▶ [WORK TO BE COMPLETED]:
Please transcribe the data below exactly. Leave the pictures out.
━━━━━━━━━━
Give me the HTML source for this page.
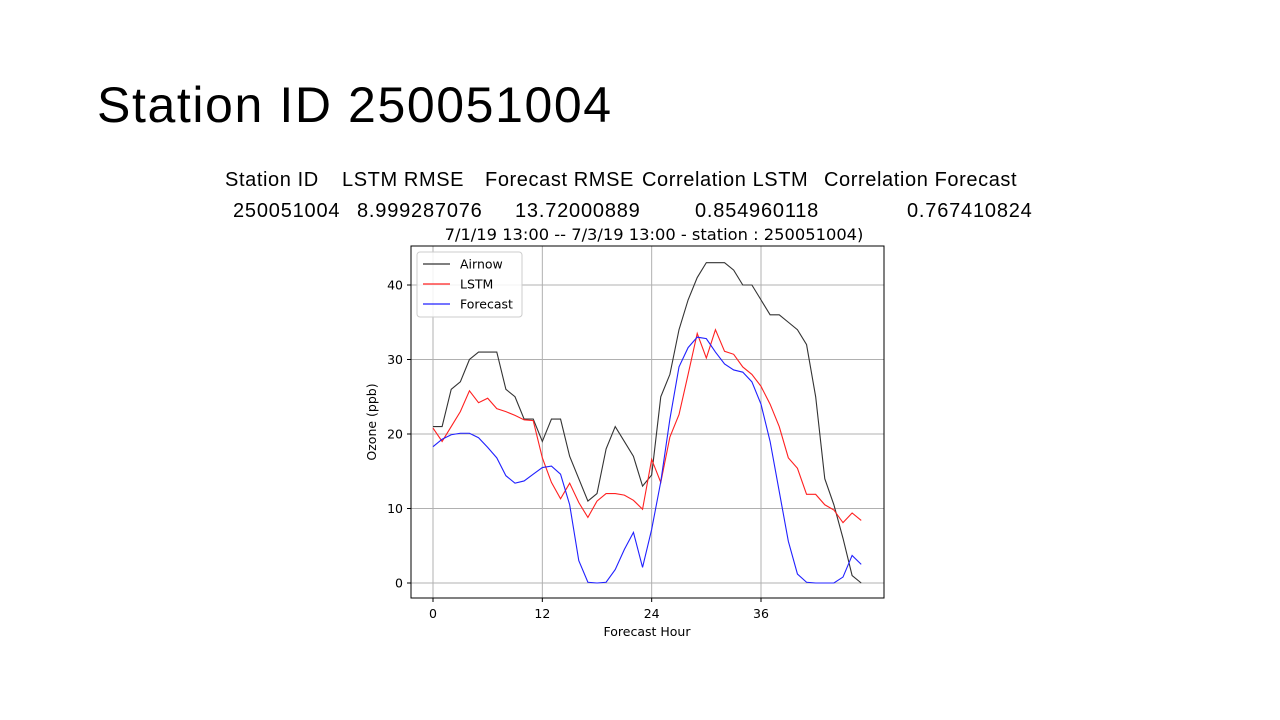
<!DOCTYPE html>
<html><head><meta charset="utf-8"><style>
body{margin:0;width:1280px;height:720px;background:#fff;position:relative;overflow:hidden;font-family:"Liberation Sans",sans-serif}
.t{position:absolute;white-space:nowrap;color:#000}
.h{font-size:20px;top:169px;letter-spacing:0.6px}
.v{font-size:20px;top:200px;letter-spacing:0.8px}
</style></head><body>
<div class="t" style="left:97px;top:76px;font-size:50px;letter-spacing:1.6px">Station ID 250051004</div>
<div>
<div class="t h" style="left:225px">Station ID</div>
<div class="t h" style="left:342px">LSTM RMSE</div>
<div class="t h" style="left:485px">Forecast RMSE</div>
<div class="t h" style="left:642px">Correlation LSTM</div>
<div class="t h" style="left:824px">Correlation Forecast</div>
<div class="t v" style="left:233px">250051004</div>
<div class="t v" style="left:357px">8.999287076</div>
<div class="t v" style="left:515px">13.72000889</div>
<div class="t v" style="left:695px">0.854960118</div>
<div class="t v" style="left:907px">0.767410824</div>
</div>
<svg id="chart" width="1280" height="720" style="position:absolute;left:0;top:0" font-family="DejaVu Sans, sans-serif"></svg>
<script>
const hours=[...Array(48).keys()];
const airnow=[21,21,26,27,30,31,31,31,26,25,22,22,19,22,22,17,14,11,12,18,21,19,17,13,14.5,25,28,34,38,41,43,43,43,42,40,40,38,36,36,35,34,32,25,14,10.5,6,1,0];
const lstm=[20.8,19,21,23,25.8,24.2,24.8,23.4,23,22.5,21.9,21.8,16.8,13.5,11.3,13.4,10.8,8.8,11,12,12,11.8,11.1,9.9,16.6,13.5,19.6,22.6,28,33.5,30.2,34,31.1,30.7,29,28,26.4,24,21,16.8,15.4,11.9,11.9,10.5,9.8,8.1,9.4,8.4];
const forecast=[18.3,19.3,19.9,20.1,20.1,19.5,18.2,16.8,14.4,13.4,13.7,14.6,15.5,15.7,14.6,10.5,3,0.1,0,0.1,1.8,4.5,6.8,2.1,7.2,13.6,22,29,31.6,33,32.8,31,29.4,28.6,28.3,27,24,19,12.3,5.6,1.2,0.1,0,0,0,0.8,3.7,2.5];
const xTicks=[0,12,24,36];
const yTicks=[0,10,20,30,40];
const seriesNames=["Airnow","LSTM","Forecast"];
const colors=["#333","#ff2020","#2020ff"];
const L=411,R=884,T=246,B=598;
const X=h=>433+h*(761-433)/36;
const Y=v=>583-v*(583-285)/40;
const svg=document.getElementById('chart');
const NS='http://www.w3.org/2000/svg';
function mk(tag,at,txt){const e=document.createElementNS(NS,tag);for(const k in at)e.setAttribute(k,at[k]);if(txt!=null)e.textContent=txt;svg.appendChild(e);return e;}
xTicks.forEach(t=>{
 const g=mk('line',{x1:X(t),x2:X(t),y1:T,y2:B,stroke:'#b0b0b0','stroke-width':1});
 
 
 mk('line',{x1:X(t),x2:X(t),y1:B,y2:B+4,stroke:'#000'});
 const l=mk('text',{x:X(t),y:B+20,'font-size':12.5,'text-anchor':'middle'},t);
 
 
});
yTicks.forEach(t=>{
 const g=mk('line',{x1:L,x2:R,y1:Y(t),y2:Y(t),stroke:'#b0b0b0','stroke-width':1});
 
 
 mk('line',{x1:L-4,x2:L,y1:Y(t),y2:Y(t),stroke:'#000'});
 const l=mk('text',{x:L-8,y:Y(t)+4.5,'font-size':12.5,'text-anchor':'end'},t);
 
 
});
[airnow,lstm,forecast].forEach((s,i)=>{
 const p=mk('polyline',{points:s.map((v,j)=>X(hours[j])+','+Y(v)).join(' '),fill:'none',stroke:colors[i],'stroke-width':1.1});
 
 
});
const fr=mk('rect',{x:L,y:T,width:R-L,height:B-T,fill:'none',stroke:'#000','stroke-width':1});


const ct=mk('text',{x:654,y:240,'font-size':16.3,'text-anchor':'middle'},'7/1/19 13:00 -- 7/3/19 13:00 - station : 250051004)');


const xt=mk('text',{x:647,y:636,'font-size':12.5,'text-anchor':'middle'},'Forecast Hour');


const yt=mk('text',{x:376,y:422,'font-size':12.5,'text-anchor':'middle',transform:'rotate(-90 376 422)'},'Ozone (ppb)');


const lg=mk('rect',{x:417,y:252,width:105,height:65,rx:3,fill:'#fff','fill-opacity':0.85,stroke:'#ccc'});


seriesNames.forEach((n,i)=>{
 const y=264+i*20;
 mk('line',{x1:423,x2:450,y1:y,y2:y,stroke:colors[i],'stroke-width':1.2});
 const t=mk('text',{x:460,y:y+4.5,'font-size':12.5},n);
 
 
});
</script>
</body></html>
━━━━━━━━━━
▶ [RESPONSE TO THIS TASK]:
Give me the HTML source for this page.
<!DOCTYPE html>
<html><head><meta charset="utf-8"><style>
body{margin:0;width:1280px;height:720px;background:#fff;position:relative;overflow:hidden;font-family:"Liberation Sans",sans-serif}
.t{position:absolute;white-space:nowrap;color:#000}
.h{font-size:20px;top:169px;letter-spacing:0.6px}
.v{font-size:20px;top:200px;letter-spacing:0.8px}
</style></head><body>
<div class="t" style="left:97px;top:76px;font-size:50px;letter-spacing:1.6px">Station ID 250051004</div>
<div>
<div class="t h" style="left:225px">Station ID</div>
<div class="t h" style="left:342px">LSTM RMSE</div>
<div class="t h" style="left:485px">Forecast RMSE</div>
<div class="t h" style="left:642px">Correlation LSTM</div>
<div class="t h" style="left:824px">Correlation Forecast</div>
<div class="t v" style="left:233px">250051004</div>
<div class="t v" style="left:357px">8.999287076</div>
<div class="t v" style="left:515px">13.72000889</div>
<div class="t v" style="left:695px">0.854960118</div>
<div class="t v" style="left:907px">0.767410824</div>
</div>
<svg id="chart" width="1280" height="720" style="position:absolute;left:0;top:0" font-family="DejaVu Sans, sans-serif"></svg>
<script>
const hours=[...Array(48).keys()];
const airnow=[21,21,26,27,30,31,31,31,26,25,22,22,19,22,22,17,14,11,12,18,21,19,17,13,14.5,25,28,34,38,41,43,43,43,42,40,40,38,36,36,35,34,32,25,14,10.5,6,1,0];
const lstm=[20.8,19,21,23,25.8,24.2,24.8,23.4,23,22.5,21.9,21.8,16.8,13.5,11.3,13.4,10.8,8.8,11,12,12,11.8,11.1,9.9,16.6,13.5,19.6,22.6,28,33.5,30.2,34,31.1,30.7,29,28,26.4,24,21,16.8,15.4,11.9,11.9,10.5,9.8,8.1,9.4,8.4];
const forecast=[18.3,19.3,19.9,20.1,20.1,19.5,18.2,16.8,14.4,13.4,13.7,14.6,15.5,15.7,14.6,10.5,3,0.1,0,0.1,1.8,4.5,6.8,2.1,7.2,13.6,22,29,31.6,33,32.8,31,29.4,28.6,28.3,27,24,19,12.3,5.6,1.2,0.1,0,0,0,0.8,3.7,2.5];
const xTicks=[0,12,24,36];
const yTicks=[0,10,20,30,40];
const seriesNames=["Airnow","LSTM","Forecast"];
const colors=["#333","#ff2020","#2020ff"];
const L=411,R=884,T=246,B=598;
const X=h=>433+h*(761-433)/36;
const Y=v=>583-v*(583-285)/40;
const svg=document.getElementById('chart');
const NS='http://www.w3.org/2000/svg';
function mk(tag,at,txt){const e=document.createElementNS(NS,tag);for(const k in at)e.setAttribute(k,at[k]);if(txt!=null)e.textContent=txt;svg.appendChild(e);return e;}
xTicks.forEach(t=>{
 const g=mk('line',{x1:X(t),x2:X(t),y1:T,y2:B,stroke:'#b0b0b0','stroke-width':1});
 
 
 mk('line',{x1:X(t),x2:X(t),y1:B,y2:B+4,stroke:'#000'});
 const l=mk('text',{x:X(t),y:B+20,'font-size':12.5,'text-anchor':'middle'},t);
 
 
});
yTicks.forEach(t=>{
 const g=mk('line',{x1:L,x2:R,y1:Y(t),y2:Y(t),stroke:'#b0b0b0','stroke-width':1});
 
 
 mk('line',{x1:L-4,x2:L,y1:Y(t),y2:Y(t),stroke:'#000'});
 const l=mk('text',{x:L-8,y:Y(t)+4.5,'font-size':12.5,'text-anchor':'end'},t);
 
 
});
[airnow,lstm,forecast].forEach((s,i)=>{
 const p=mk('polyline',{points:s.map((v,j)=>X(hours[j])+','+Y(v)).join(' '),fill:'none',stroke:colors[i],'stroke-width':1.1});
 
 
});
const fr=mk('rect',{x:L,y:T,width:R-L,height:B-T,fill:'none',stroke:'#000','stroke-width':1});


const ct=mk('text',{x:654,y:240,'font-size':16.3,'text-anchor':'middle'},'7/1/19 13:00 -- 7/3/19 13:00 - station : 250051004)');


const xt=mk('text',{x:647,y:636,'font-size':12.5,'text-anchor':'middle'},'Forecast Hour');


const yt=mk('text',{x:376,y:422,'font-size':12.5,'text-anchor':'middle',transform:'rotate(-90 376 422)'},'Ozone (ppb)');


const lg=mk('rect',{x:417,y:252,width:105,height:65,rx:3,fill:'#fff','fill-opacity':0.85,stroke:'#ccc'});


seriesNames.forEach((n,i)=>{
 const y=264+i*20;
 mk('line',{x1:423,x2:450,y1:y,y2:y,stroke:colors[i],'stroke-width':1.2});
 const t=mk('text',{x:460,y:y+4.5,'font-size':12.5},n);
 
 
});
</script>
</body></html>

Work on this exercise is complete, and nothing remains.